今ある環境を一度見直し、没頭できる環境に意識を向けてみると、何かが変わるかもしれません。
2.褒めるタイミングを工夫する
「長続きしない」原因の一つに、「諦め」があります。結果にこだわるあまり、「もう無理だ、自分にはできない」と、途中で諦めてしまうのです。そんな時には、褒めるタイミングを工夫してみましょう。
結果を出せた時のみ「すごいね」と褒めることを改め、何かに取り組もうとしている気持ち、取り組んでいた様子を拾い上げ、言葉かけをしてみます。「始めるんだね。頑張ってね」「すごく集中していたね」という具合です。
社会に生きる子どもは、周囲と比較して、あるいは周囲からの言葉を浴びながら、自分はダメだと自信をなくしている場合もよくあります。「できている自分」に光を当ててもらうことで、自分に対する否定的な思いを取り払うことができれば、安心して一つのことに取り組めるようになるかもしれません。
3.短期間で到達できるゴールで達成感を味わわせる
目標ができれば、その目標を達成すべく、人は集中するようになります。
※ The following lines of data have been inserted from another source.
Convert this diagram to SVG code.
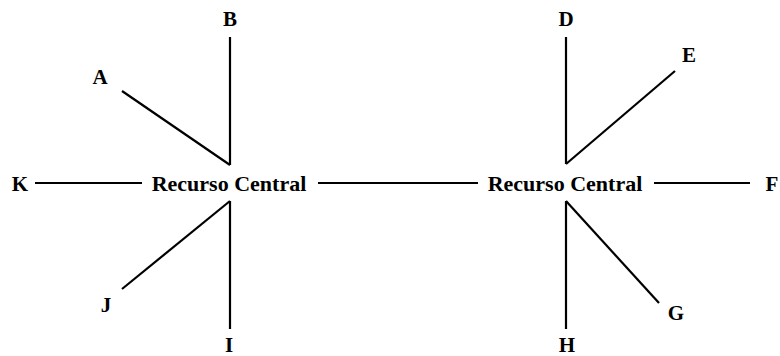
<svg xmlns="http://www.w3.org/2000/svg" width="780" height="356" viewBox="0 0 780 356">
<style>
text{font-family:'Liberation Serif','Times New Roman','DejaVu Serif',serif;font-weight:700;font-size:21px;fill:#000;text-anchor:middle}
.ctr{font-size:22px}
.c line{stroke:#000;stroke-width:2.2;stroke-linecap:butt}
</style>
<rect width="780" height="356" fill="#fff"/>
<g class="c" id="connectors">
<line x1="230" y1="37" x2="230" y2="165"/>
<line x1="122" y1="91" x2="230" y2="165"/>
<line x1="35" y1="183" x2="142" y2="183"/>
<line x1="230" y1="201" x2="122" y2="289"/>
<line x1="230" y1="201" x2="230" y2="329"/>
<line x1="318" y1="183" x2="478" y2="183"/>
<line x1="566" y1="37" x2="566" y2="164"/>
<line x1="566" y1="164" x2="675" y2="71"/>
<line x1="654" y1="183" x2="750" y2="183"/>
<line x1="566" y1="201" x2="659" y2="303"/>
<line x1="566" y1="201" x2="566" y2="329"/>
</g>
<g id="center1"><text class="ctr" x="229" y="191">Recurso Central</text></g>
<g id="center2"><text class="ctr" x="565" y="191">Recurso Central</text></g>
<g id="nA"><text x="100" y="84">A</text></g>
<g id="nB"><text x="230" y="26">B</text></g>
<g id="nD"><text x="566" y="26">D</text></g>
<g id="nE"><text x="689" y="62">E</text></g>
<g id="nF"><text x="772" y="191">F</text></g>
<g id="nG"><text x="676" y="320">G</text></g>
<g id="nH"><text x="567" y="352">H</text></g>
<g id="nI"><text x="229" y="352">I</text></g>
<g id="nJ"><text x="106" y="312">J</text></g>
<g id="nK"><text x="20" y="191">K</text></g>
</svg>
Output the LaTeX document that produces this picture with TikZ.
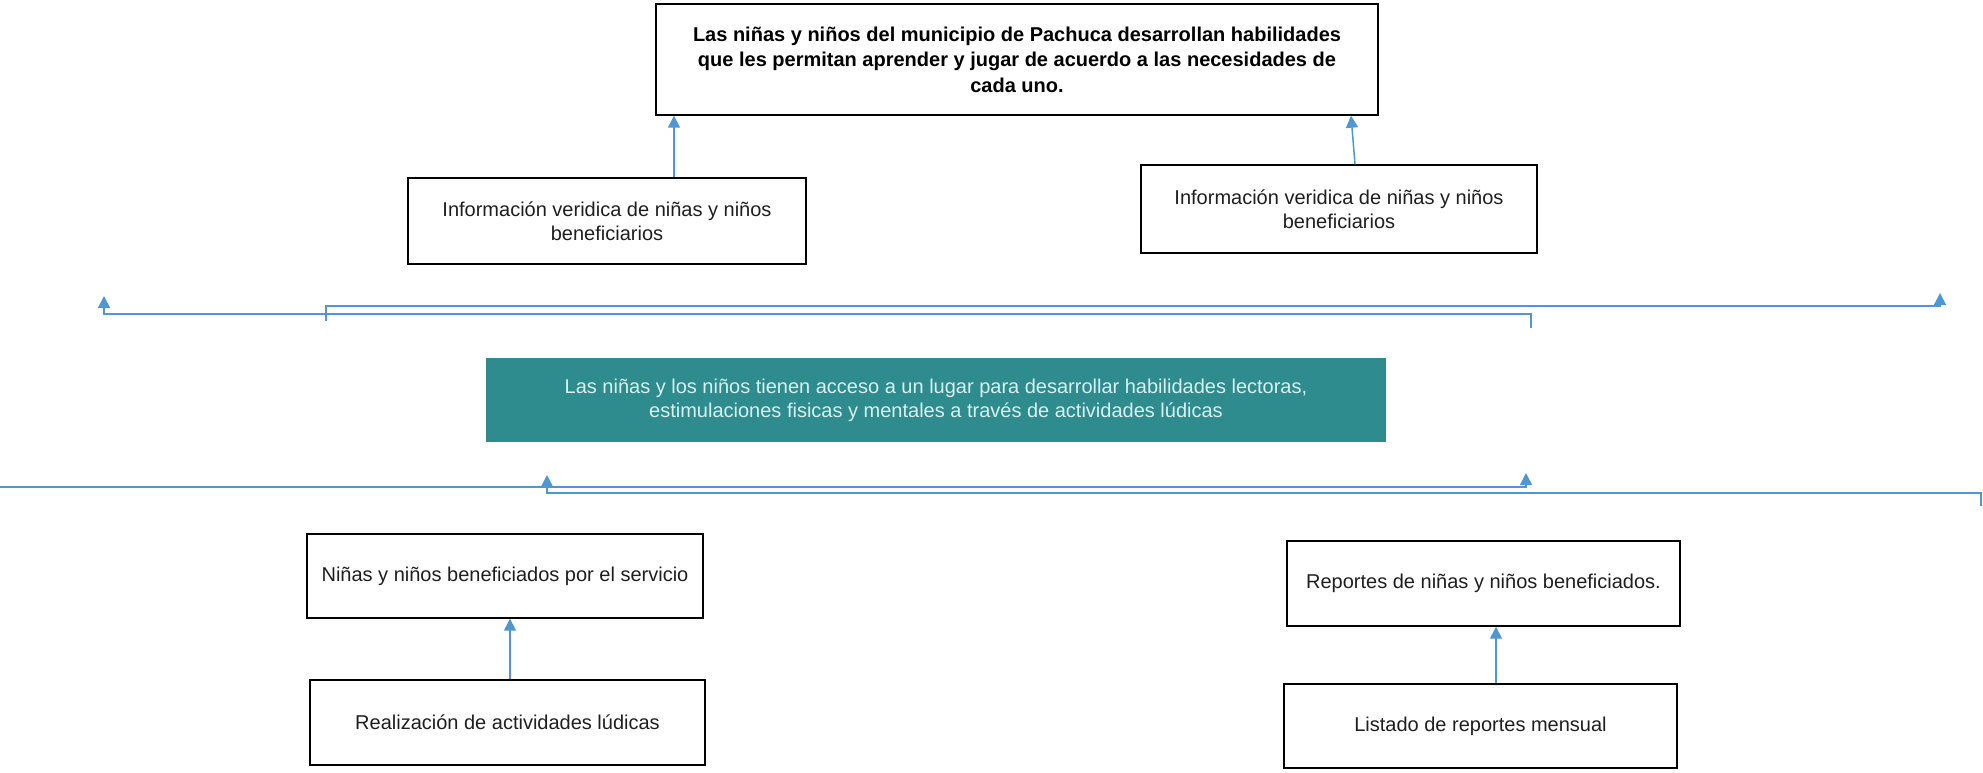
\documentclass[tikz,border=0pt]{standalone}
\usepackage{fontspec}
\setmainfont{Liberation Sans}
\usetikzlibrary{arrows.meta}
\definecolor{tealbox}{RGB}{46,139,142}
\definecolor{tealtext}{RGB}{215,240,240}
\definecolor{conn}{RGB}{79,151,210}
\begin{document}
\begin{tikzpicture}[x=1pt,y=-1pt,
  box/.style={draw=black, line width=1.4pt, fill=white, align=center, inner sep=0pt,
    font=\fontsize{20}{24}\selectfont, text=black!88},
  tealnode/.style={fill=tealbox, draw=none, align=center, inner sep=0pt,
    font=\fontsize{20}{24}\selectfont, text=tealtext},
  arr/.style={draw=conn, line width=1.5pt, -{Triangle[width=12pt,length=12pt]}},
  wire/.style={draw=conn, line width=1.5pt}]
\useasboundingbox (0,0) rectangle (1983,772);

% boxes
\node[box, minimum width=722pt, minimum height=111pt, font=\fontsize{20}{25.5}\selectfont\bfseries, text=black]
  (top) at (1017,59.5) {Las niñas y niños del municipio de Pachuca desarrollan habilidades\\que les permitan aprender y jugar de acuerdo a las necesidades de\\cada uno.};
\node[box, minimum width=398pt, minimum height=86pt] (infoL) at (607,221)
  {Información veridica de niñas y niños\\beneficiarios};
\node[box, minimum width=396pt, minimum height=88pt] (infoR) at (1339,209)
  {Información veridica de niñas y niños\\beneficiarios};
\node[tealnode, minimum width=900pt, minimum height=84pt] (mid) at (936,400)
  {Las niñas y los niños tienen acceso a un lugar para desarrollar habilidades lectoras,\\estimulaciones fisicas y mentales a través de actividades lúdicas};
\node[box, minimum width=396pt, minimum height=84pt] (benef) at (505,576)
  {Niñas y niños beneficiados por el servicio};
\node[box, minimum width=393pt, minimum height=85pt] (report) at (1483.5,583.5)
  {Reportes de niñas y niños beneficiados.};
\node[box, minimum width=395pt, minimum height=85pt] (activ) at (507.5,722.5)
  {Realización de actividades lúdicas};
\node[box, minimum width=393pt, minimum height=84pt] (listado) at (1480.5,726)
  {Listado de reportes mensual};

% vertical arrows
\draw[arr] (674,0 |- infoL.north) -- (674,0 |- top.south);
\draw[arr] (1355,0 |- infoR.north) -- (1351,0 |- top.south);
\draw[arr] (510,0 |- activ.north) -- (510,0 |- benef.south);
\draw[arr] (1496,0 |- listado.north) -- (1496,0 |- report.south);

% upper bracket connectors
\coordinate (a0) at (326,321);
\coordinate (a1) at (1940,293);
\draw[arr] (a0) -- (326,306) -- (1940,306) -- (a1);
\coordinate (b0) at (1531,328);
\coordinate (b1) at (104,296);
\draw[arr] (b0) -- (1531,314) -- (104,314) -- (b1);

% lower bracket connectors
\coordinate (c0) at (1981,506);
\coordinate (c1) at (547,475);
\draw[arr] (c0) -- (1981,493) -- (547,493) -- (c1);
\coordinate (d0) at (0,487);
\coordinate (d1) at (1526,473);
\draw[arr] (d0) -- (1526,487) -- (d1);
\end{tikzpicture}
\end{document}
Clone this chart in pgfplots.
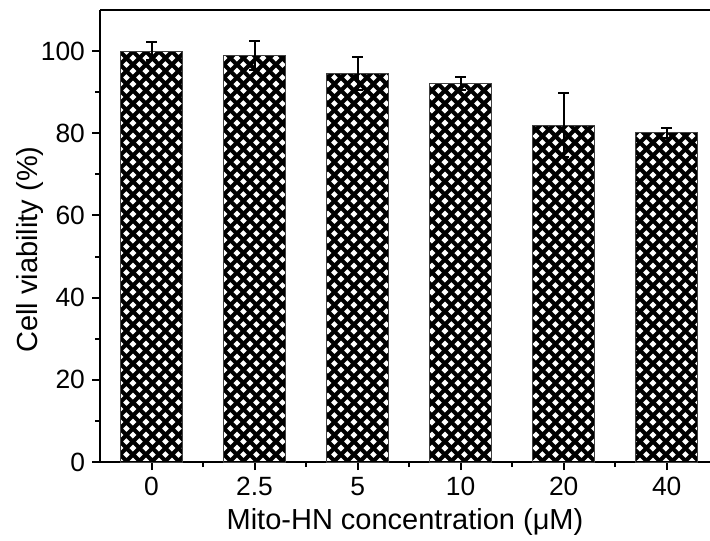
\documentclass[border=0pt]{standalone}
\usepackage{fontspec}
\setmainfont{Liberation Sans}
\usepackage{pgfplots}
\pgfplotsset{compat=1.18}
\usetikzlibrary{patterns}
\pgfdeclarepatternformonly{dcross}{\pgfqpoint{0pt}{0pt}}{\pgfqpoint{6.7pt}{6.7pt}}{\pgfqpoint{6.7pt}{6.7pt}}{%
  \pgfsetlinewidth{2.1pt}%
  \pgfpathmoveto{\pgfqpoint{-2pt}{5.35pt}}\pgfpathlineto{\pgfqpoint{5.35pt}{-2pt}}%
  \pgfpathmoveto{\pgfqpoint{1.35pt}{8.7pt}}\pgfpathlineto{\pgfqpoint{8.7pt}{1.35pt}}%
  \pgfpathmoveto{\pgfqpoint{1.35pt}{-2pt}}\pgfpathlineto{\pgfqpoint{8.7pt}{5.35pt}}%
  \pgfpathmoveto{\pgfqpoint{-2pt}{1.35pt}}\pgfpathlineto{\pgfqpoint{5.35pt}{8.7pt}}%
  \pgfusepath{stroke}}
\pgfplotstableread{
x y err
0 100.0 2.2
1 98.9 3.6
2 94.5 4.0
3 92.2 1.6
4 82.0 7.7
5 80.1 1.2
}\viability
\begin{document}
\begin{tikzpicture}
\begin{axis}[name=ax, scale only axis, width=305pt, height=226pt,
  xmin=-0.5, xmax=5.42, ymin=0, ymax=110,
  axis x line=box, axis y line=left,
  axis line style={-, line width=1pt, black},
  xtick={0,...,5}, xticklabels={0,2.5,5,10,20,40},
  minor xtick={0.5,1.5,2.5,3.5,4.5},
  ytick={0,20,...,100}, minor ytick={10,30,...,90},
  xtick pos=left, xticklabel pos=left,
  tick align=outside, major tick length=4pt, minor tick length=2.5pt,
  every tick/.style={line width=1pt, black},
  /pgf/number format/assume math mode=true,
  ticklabel style={font=\fontsize{13.2}{15}\selectfont},
  xlabel={Mito-HN concentration (μM)}, ylabel={Cell viability (\%)},
  every axis x label/.style={at={(axis description cs:0.5,0)}, yshift=-30pt, anchor=center, font=\fontsize{14.5}{17}\selectfont},
  every axis y label/.style={at={(axis description cs:0,0.47)}, xshift=-35pt, rotate=90, anchor=center, font=\fontsize{14.5}{17}\selectfont},
  ybar, bar width=0.6,
  clip=false]
\addplot[draw=black!75, line width=0.5pt, pattern=dcross, pattern color=black,
  error bars/.cd, y dir=both, y explicit,
  error bar style={line width=1pt, black, solid},
  error mark options={rotate=90, mark size=2.75pt, line width=1pt, black}]
  table[x=x, y=y, y error=err] {\viability};
\end{axis}
\pgfresetboundingbox
\path ([xshift=-50pt,yshift=-39pt]ax.south west) rectangle ([yshift=5pt]ax.north east);
\end{tikzpicture}
\end{document}
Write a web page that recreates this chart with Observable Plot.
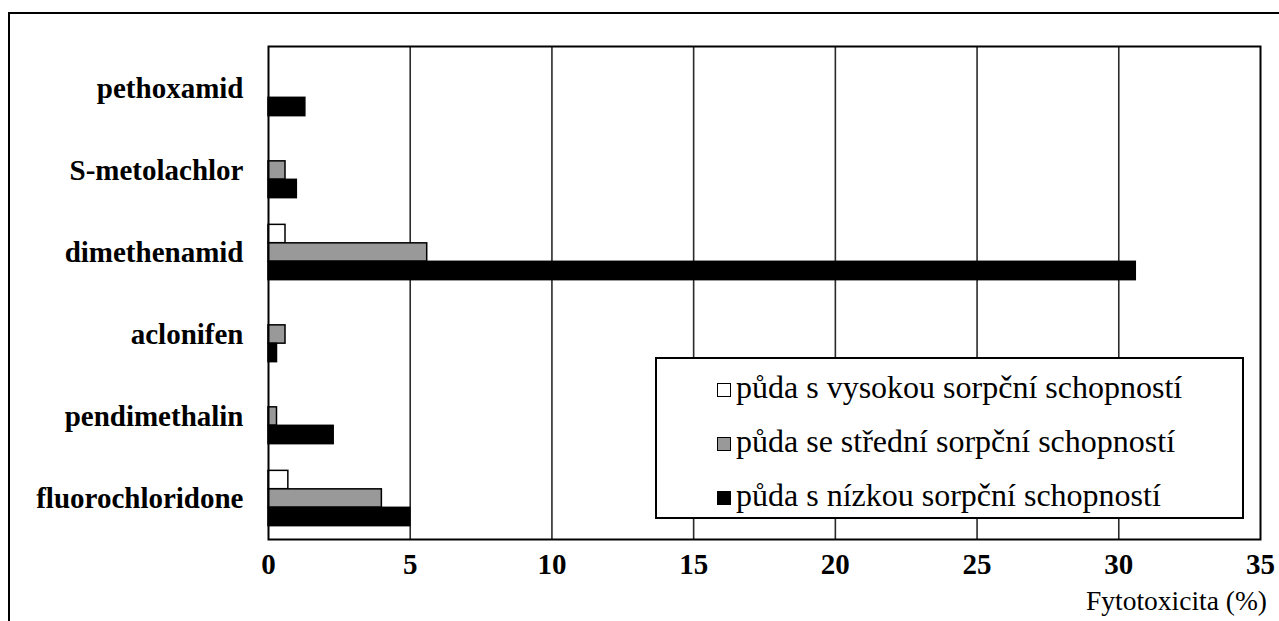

そして、その目標が短期間で達成できそうな目標ならば、「やってみよう」「できるかもしれない」と、初動へのハードルが下がります。
また、継続的に達成感を味わえる仕組みを作れば、持続的な行動も期待できます。水泳やそろばん等、子どもの習い事に細かな級がつけられているのは、そんな理由もあるのでしょう。
子どもによって、集中できる時間の長さは異なります。5分程度の集中力がやっとの子どもに1時間を求めても、よい結果にはなりません。子どもの様子を観察しながら、子どもの集中できる時間の長さ+アルファに、一つのゴールを設定してみてはどうでしょう。
更に、子どもができると「もっとできるのでは」「簡単過ぎたのでは」と思ってしまうこともよくあります。しかし、集中力を高めるために大切なのは、達成感を味わわすこと。「できたね」と、できたタイミングで終わりにするのがポイントです。「集中したら達成できた」という喜びは、子どもの成功体験となり、繰り返し経験していくことで、「集中できる自分」という見方ができてくるかもしれません。
もちろん「長続きしない」は悪いことばかりではありません。多様な経験を積むことができること、たくさんの出会いを通して自分の可能性を広げられること等、たくさんのメリットがあるのも、また事実。手出しのタイミングには難しさが伴いますが、「子どもが楽しそうにしているか」と「子どもをよく見る」ことが、判断するための一丁目一番地なのだと思います。